Und ja, mit der Zeit fängt man an, die Metro-Oberfläche zu mögen. Wenn man Musik abspielt, blendet die Kachel das Musikstück ein — ohne dass man den Mediaplayer unbedingt aufgerufen haben muss. Internetseiten lassen sich mit einem Mausklick fixieren — auf der Startseite.

So kann man seine Lieblingsseite sofort nach dem System-Start aufrufen. Und jede Einstellung, die man gemacht hat, wird mit anderen Windows-8-Systemen, bei denen man angemeldet ist, synchronisiert. Wer also beispielsweise RP ONLINE als Kachel zum Sofortzugriff hinterlegt hat, wird sie auch auf anderen Metro-Systemen wiederfinden. Das ist praktisch.

Synchronisation eine der Hauptfunktionen

Überhaupt scheint Synchronisation eine der Hauptfunktionen bei Windows 8 zu sein. Es gibt eine Kachel für SkyDrive: dem Microsoft Cloud-Speicherplatz, der 25 Gigabyte bietet. Das sind 20 mehr als Apple den Usern ohne Entgelt einräumt. Zudem bietet Win 8 auch eine Verknüpfung mit Xbox Live. Dafür gibt es eine eigene App, über die man auf Freundeslisten, Avatare und zuletzt gespielte Games zugreifen kann.

Microsoft will so die Mauern zwischen den Systemwelten niederreißen und sie unter einer Oberfläche vereinen: Und die heißt Metro. Welche Möglichkeiten diese Integration am Ende tatsächlich bietet, muss man abwarten.

Vorstellbar ist, dass man am PC mit einem Freund auf der Xbox spielt. Bestimmt aber wird man Filme oder Musik nur einmal kaufen, um sie auf allen eigenen Metro-Systemen abspielen zu können.

Ein neues, attraktives, einfach zu bedienendes System

Die Beta scheint dabei bereits sehr nah an der Endeversion zu bewegen. Windows 8 läuft überaus schnell und flüssig. Auch die Zeit vom Start des Systems bis zum Spielen mit den Möglichkeiten misst man tatsächlich nur noch in Sekunden, nicht mehr in Minuten.

Da hat Microsoft Windows deutlich entschlackt und aufgeräumt. Auch mit den Systemressourcen geht das System sehr pfleglich und ist trotz des intensiven Tests nicht einmal abgestürzt. Manche User haben da aber andere Erfahrungen gemacht.

Was bleibt, ist die Erkenntnis, dass Microsoft es geschafft hat, über seinen eigenen Schatten zu springen und ein neues, attraktives, einfach zu bedienendes (!) System zu schaffen — das die Integration der Spielekonsole, mit Windows-Smartphone, Tablets und PCs möglich macht.
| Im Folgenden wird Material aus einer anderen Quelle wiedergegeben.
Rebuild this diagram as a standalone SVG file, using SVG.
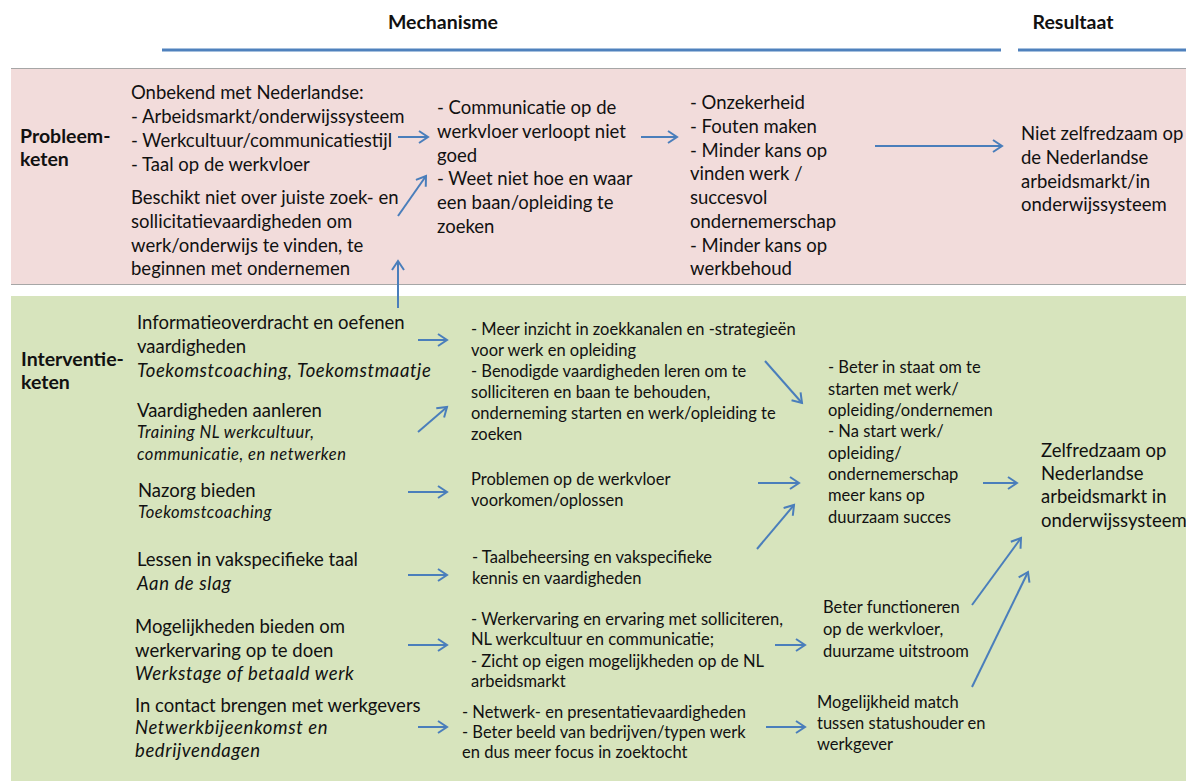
<svg xmlns="http://www.w3.org/2000/svg" width="1186" height="781" viewBox="0 0 1186 781">
<style>
.t{font-family:Lato,"Open Sans","Liberation Sans",sans-serif;font-size:18.5px;fill:#111}
.s{font-family:Lato,"Open Sans","Liberation Sans",sans-serif;font-size:16.5px;fill:#111}
.b{font-weight:bold;font-size:19.5px}
.t.i{font-style:italic;letter-spacing:0.6px}
.s.i{font-style:italic;letter-spacing:0.5px}
.c{stroke:#4a7ebb;stroke-width:2;fill:none;marker-end:url(#ah)}
.hl{stroke:#4f81bd;stroke-width:3}
</style>
<defs>
<marker id="ah" markerUnits="userSpaceOnUse" markerWidth="14" markerHeight="14" refX="11" refY="7" orient="auto">
<path d="M2,1 L11,7 L2,13" fill="none" stroke="#4a7ebb" stroke-width="2"/>
</marker>
</defs>
<rect width="1186" height="781" fill="#fff"/>
<g id="header">
<text class="t b" x="443" y="29" text-anchor="middle">Mechanisme</text>
<text class="t b" x="1073" y="29" text-anchor="middle">Resultaat</text>
<line class="hl" x1="162" y1="50" x2="1001" y2="50"/>
<line class="hl" x1="1018" y1="50" x2="1186" y2="50"/>
</g>
<g id="bands">
<rect x="11" y="68" width="1175" height="216" fill="#f2dcdb"/>
<line x1="11" y1="68.5" x2="1186" y2="68.5" stroke="#a6a6a6" stroke-width="1"/>
<line x1="11" y1="284.5" x2="1186" y2="284.5" stroke="#a6a6a6" stroke-width="1"/>
<rect x="11" y="296" width="1175" height="485" fill="#d7e4bd"/>
</g>
<g id="probleem-label"><text class="t b" x="20" y="143">Probleem-</text><text class="t b" x="20" y="166">keten</text></g>
<g id="p-oorzaken">
<text class="t" x="131" y="99">Onbekend met Nederlandse:</text>
<text class="t" x="131" y="123">- Arbeidsmarkt/onderwijssysteem</text>
<text class="t" x="131" y="147">- Werkcultuur/communicatiestijl</text>
<text class="t" x="131" y="171">- Taal op de werkvloer</text>
<text class="t" x="131" y="204">Beschikt niet over juiste zoek- en</text>
<text class="t" x="131" y="228">sollicitatievaardigheden om</text>
<text class="t" x="131" y="252">werk/onderwijs te vinden, te</text>
<text class="t" x="131" y="275">beginnen met ondernemen</text>
</g>
<g id="p-mechanisme">
<text class="t" x="437" y="114">- Communicatie op de</text>
<text class="t" x="437" y="138">werkvloer verloopt niet</text>
<text class="t" x="437" y="162">goed</text>
<text class="t" x="437" y="185">- Weet niet hoe en waar</text>
<text class="t" x="437" y="209">een baan/opleiding te</text>
<text class="t" x="437" y="233">zoeken</text>
</g>
<g id="p-gevolgen">
<text class="t" x="690" y="109">- Onzekerheid</text>
<text class="t" x="690" y="133">- Fouten maken</text>
<text class="t" x="690" y="157">- Minder kans op</text>
<text class="t" x="690" y="180">vinden werk /</text>
<text class="t" x="690" y="204">succesvol</text>
<text class="t" x="690" y="228">ondernemerschap</text>
<text class="t" x="690" y="252">- Minder kans op</text>
<text class="t" x="690" y="275">werkbehoud</text>
</g>
<g id="p-resultaat">
<text class="t" x="1021" y="140">Niet zelfredzaam op</text>
<text class="t" x="1021" y="164">de Nederlandse</text>
<text class="t" x="1021" y="188">arbeidsmarkt/in</text>
<text class="t" x="1021" y="211">onderwijssysteem</text>
</g>
<g id="interventie-label"><text class="t b" x="21" y="366">Interventie-</text><text class="t b" x="21" y="389">keten</text></g>
<g id="i-info">
<text class="t" x="137" y="329">Informatieoverdracht en oefenen</text>
<text class="t" x="137" y="353">vaardigheden</text>
<text class="t i" x="137" y="377">Toekomstcoaching, Toekomstmaatje</text>
</g>
<g id="i-vaardigheden">
<text class="t" x="137" y="417">Vaardigheden aanleren</text>
<text class="s i" x="137" y="438">Training NL werkcultuur,</text>
<text class="s i" x="137" y="460">communicatie, en netwerken</text>
</g>
<g id="i-nazorg">
<text class="t" x="138" y="497">Nazorg bieden</text>
<text class="s i" x="138" y="518">Toekomstcoaching</text>
</g>
<g id="i-lessen">
<text class="t" x="137" y="566">Lessen in vakspecifieke taal</text>
<text class="t i" x="137" y="590">Aan de slag</text>
</g>
<g id="i-werkervaring">
<text class="t" x="135" y="633">Mogelijkheden bieden om</text>
<text class="t" x="135" y="657">werkervaring op te doen</text>
<text class="t i" x="135" y="680">Werkstage of betaald werk</text>
</g>
<g id="i-contact">
<text class="t" x="135" y="712">In contact brengen met werkgevers</text>
<text class="t i" x="135" y="734">Netwerkbijeenkomst en</text>
<text class="t i" x="135" y="757">bedrijvendagen</text>
</g>
<g id="m-inzicht">
<text class="s" x="471" y="335">- Meer inzicht in zoekkanalen en -strategieën</text>
<text class="s" x="471" y="356">voor werk en opleiding</text>
<text class="s" x="471" y="377">- Benodigde vaardigheden leren om te</text>
<text class="s" x="471" y="398">solliciteren en baan te behouden,</text>
<text class="s" x="471" y="419">onderneming starten en werk/opleiding te</text>
<text class="s" x="471" y="440">zoeken</text>
</g>
<g id="m-problemen">
<text class="s" x="471" y="485">Problemen op de werkvloer</text>
<text class="s" x="471" y="506">voorkomen/oplossen</text>
</g>
<g id="m-taal">
<text class="s" x="472" y="563">- Taalbeheersing en vakspecifieke</text>
<text class="s" x="472" y="584">kennis en vaardigheden</text>
</g>
<g id="m-werkervaring">
<text class="s" x="471" y="625">- Werkervaring en ervaring met solliciteren,</text>
<text class="s" x="471" y="645">NL werkcultuur en communicatie;</text>
<text class="s" x="471" y="667">- Zicht op eigen mogelijkheden op de NL</text>
<text class="s" x="471" y="687">arbeidsmarkt</text>
</g>
<g id="m-netwerk">
<text class="s" x="462" y="718">- Netwerk- en presentatievaardigheden</text>
<text class="s" x="462" y="738">- Beter beeld van bedrijven/typen werk</text>
<text class="s" x="462" y="758">en dus meer focus in zoektocht</text>
</g>
<g id="r-beter-starten">
<text class="s" x="828" y="373">- Beter in staat om te</text>
<text class="s" x="828" y="395">starten met werk/</text>
<text class="s" x="828" y="416">opleiding/ondernemen</text>
<text class="s" x="828" y="437">- Na start werk/</text>
<text class="s" x="828" y="459">opleiding/</text>
<text class="s" x="828" y="480">ondernemerschap</text>
<text class="s" x="828" y="501">meer kans op</text>
<text class="s" x="828" y="523">duurzaam succes</text>
</g>
<g id="r-functioneren">
<text class="s" x="823" y="613">Beter functioneren</text>
<text class="s" x="823" y="635">op de werkvloer,</text>
<text class="s" x="823" y="657">duurzame uitstroom</text>
</g>
<g id="r-match">
<text class="s" x="817" y="708">Mogelijkheid match</text>
<text class="s" x="817" y="729">tussen statushouder en</text>
<text class="s" x="817" y="750">werkgever</text>
</g>
<g id="i-resultaat">
<text class="t" x="1041" y="457">Zelfredzaam op</text>
<text class="t" x="1041" y="480">Nederlandse</text>
<text class="t" x="1041" y="503">arbeidsmarkt in</text>
<text class="t" x="1041" y="527">onderwijssysteem</text>
</g>
<g id="connectors">
<line class="c" x1="398" y1="137" x2="428" y2="137"/>
<line class="c" x1="398" y1="216" x2="426" y2="176"/>
<line class="c" x1="398" y1="308" x2="398" y2="261"/>
<line class="c" x1="641" y1="137" x2="677" y2="137"/>
<line class="c" x1="875" y1="146" x2="1002" y2="146"/>
<line class="c" x1="418" y1="340" x2="447" y2="340"/>
<line class="c" x1="418" y1="432" x2="447" y2="407"/>
<line class="c" x1="408" y1="492" x2="447" y2="492"/>
<line class="c" x1="408" y1="575" x2="447" y2="575"/>
<line class="c" x1="408" y1="645" x2="447" y2="645"/>
<line class="c" x1="418" y1="727" x2="447" y2="727"/>
<line class="c" x1="765" y1="361" x2="802" y2="403"/>
<line class="c" x1="758" y1="483" x2="799" y2="483"/>
<line class="c" x1="757" y1="549" x2="794" y2="505"/>
<line class="c" x1="775" y1="645" x2="805" y2="645"/>
<line class="c" x1="766" y1="727" x2="805" y2="727"/>
<line class="c" x1="983" y1="483" x2="1017" y2="483"/>
<line class="c" x1="972" y1="605" x2="1021" y2="538"/>
<line class="c" x1="972" y1="687" x2="1028" y2="572"/>
</g>
</svg>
Dennoch hat es einen Nachgeschmack: Quasi mit einer Anmeldung am System hat man Zugriff auf E-Mails, seinen Twitter- und Facebook-Account. Wer schon früher den Datenstrom von seinem Windows-System zu Microsoft misstrauisch beäugt hat, wer bei Googles jüngster Änderung der Datenschutzrichtlinie Angst hatte, kann bei Windows 8 nicht unbedingt beruhigt sein.